## start DATASET CONTENT

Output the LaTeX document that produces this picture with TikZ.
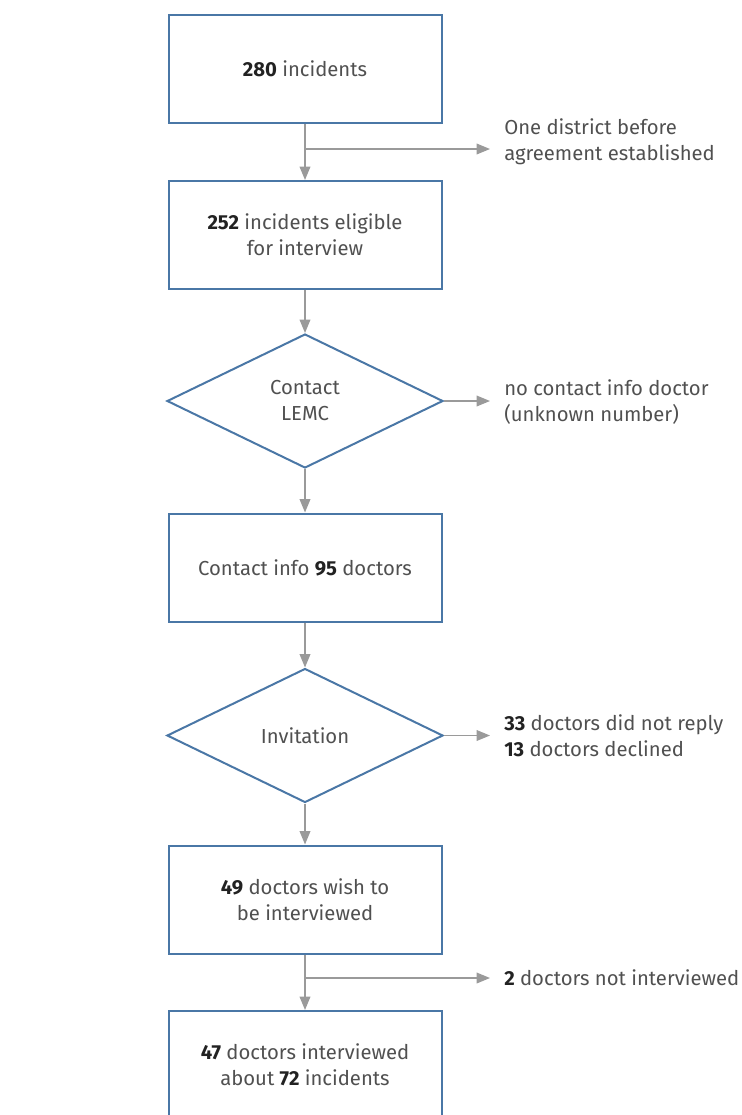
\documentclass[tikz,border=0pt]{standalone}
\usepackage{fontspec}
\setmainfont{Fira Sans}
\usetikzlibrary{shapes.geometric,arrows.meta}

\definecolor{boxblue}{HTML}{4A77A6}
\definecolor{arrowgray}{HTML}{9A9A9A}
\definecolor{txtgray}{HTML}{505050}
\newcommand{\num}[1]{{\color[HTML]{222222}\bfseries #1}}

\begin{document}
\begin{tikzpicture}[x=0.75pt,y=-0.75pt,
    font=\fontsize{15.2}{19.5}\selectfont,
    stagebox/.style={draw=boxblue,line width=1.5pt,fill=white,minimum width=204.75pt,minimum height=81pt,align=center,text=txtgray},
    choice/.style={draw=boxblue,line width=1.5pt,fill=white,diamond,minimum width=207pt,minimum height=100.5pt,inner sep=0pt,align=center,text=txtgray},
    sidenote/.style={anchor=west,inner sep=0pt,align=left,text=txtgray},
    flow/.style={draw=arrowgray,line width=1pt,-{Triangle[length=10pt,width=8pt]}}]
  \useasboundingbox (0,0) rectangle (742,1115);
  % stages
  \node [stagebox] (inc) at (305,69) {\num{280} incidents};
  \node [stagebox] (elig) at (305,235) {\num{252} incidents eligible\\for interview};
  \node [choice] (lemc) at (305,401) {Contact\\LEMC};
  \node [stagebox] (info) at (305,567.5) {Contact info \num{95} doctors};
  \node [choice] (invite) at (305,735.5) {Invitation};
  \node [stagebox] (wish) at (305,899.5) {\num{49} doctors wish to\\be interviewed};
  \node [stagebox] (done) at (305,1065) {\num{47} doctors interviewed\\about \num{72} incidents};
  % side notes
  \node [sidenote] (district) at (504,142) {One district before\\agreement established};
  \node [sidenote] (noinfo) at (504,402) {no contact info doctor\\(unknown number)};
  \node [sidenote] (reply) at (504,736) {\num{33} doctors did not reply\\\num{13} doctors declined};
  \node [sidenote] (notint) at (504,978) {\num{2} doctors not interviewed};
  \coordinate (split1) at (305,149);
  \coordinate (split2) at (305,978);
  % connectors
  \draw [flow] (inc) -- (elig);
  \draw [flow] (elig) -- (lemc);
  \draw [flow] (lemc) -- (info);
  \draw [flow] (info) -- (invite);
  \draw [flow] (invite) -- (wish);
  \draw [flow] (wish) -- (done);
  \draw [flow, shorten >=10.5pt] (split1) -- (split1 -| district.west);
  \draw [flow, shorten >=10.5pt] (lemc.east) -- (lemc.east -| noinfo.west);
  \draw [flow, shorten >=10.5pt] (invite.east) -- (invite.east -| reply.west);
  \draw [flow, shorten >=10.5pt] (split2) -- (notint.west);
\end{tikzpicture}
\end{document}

## end DATASET CONTENT

Copy the data character for character, but drop all pictures from the copy.

Output the LaTeX document that produces this picture with TikZ.
\documentclass[tikz,border=0pt]{standalone}
\usepackage{fontspec}
\setmainfont{Fira Sans}
\usetikzlibrary{shapes.geometric,arrows.meta}

\definecolor{boxblue}{HTML}{4A77A6}
\definecolor{arrowgray}{HTML}{9A9A9A}
\definecolor{txtgray}{HTML}{505050}
\newcommand{\num}[1]{{\color[HTML]{222222}\bfseries #1}}

\begin{document}
\begin{tikzpicture}[x=0.75pt,y=-0.75pt,
    font=\fontsize{15.2}{19.5}\selectfont,
    stagebox/.style={draw=boxblue,line width=1.5pt,fill=white,minimum width=204.75pt,minimum height=81pt,align=center,text=txtgray},
    choice/.style={draw=boxblue,line width=1.5pt,fill=white,diamond,minimum width=207pt,minimum height=100.5pt,inner sep=0pt,align=center,text=txtgray},
    sidenote/.style={anchor=west,inner sep=0pt,align=left,text=txtgray},
    flow/.style={draw=arrowgray,line width=1pt,-{Triangle[length=10pt,width=8pt]}}]
  \useasboundingbox (0,0) rectangle (742,1115);
  % stages
  \node [stagebox] (inc) at (305,69) {\num{280} incidents};
  \node [stagebox] (elig) at (305,235) {\num{252} incidents eligible\\for interview};
  \node [choice] (lemc) at (305,401) {Contact\\LEMC};
  \node [stagebox] (info) at (305,567.5) {Contact info \num{95} doctors};
  \node [choice] (invite) at (305,735.5) {Invitation};
  \node [stagebox] (wish) at (305,899.5) {\num{49} doctors wish to\\be interviewed};
  \node [stagebox] (done) at (305,1065) {\num{47} doctors interviewed\\about \num{72} incidents};
  % side notes
  \node [sidenote] (district) at (504,142) {One district before\\agreement established};
  \node [sidenote] (noinfo) at (504,402) {no contact info doctor\\(unknown number)};
  \node [sidenote] (reply) at (504,736) {\num{33} doctors did not reply\\\num{13} doctors declined};
  \node [sidenote] (notint) at (504,978) {\num{2} doctors not interviewed};
  \coordinate (split1) at (305,149);
  \coordinate (split2) at (305,978);
  % connectors
  \draw [flow] (inc) -- (elig);
  \draw [flow] (elig) -- (lemc);
  \draw [flow] (lemc) -- (info);
  \draw [flow] (info) -- (invite);
  \draw [flow] (invite) -- (wish);
  \draw [flow] (wish) -- (done);
  \draw [flow, shorten >=10.5pt] (split1) -- (split1 -| district.west);
  \draw [flow, shorten >=10.5pt] (lemc.east) -- (lemc.east -| noinfo.west);
  \draw [flow, shorten >=10.5pt] (invite.east) -- (invite.east -| reply.west);
  \draw [flow, shorten >=10.5pt] (split2) -- (notint.west);
\end{tikzpicture}
\end{document}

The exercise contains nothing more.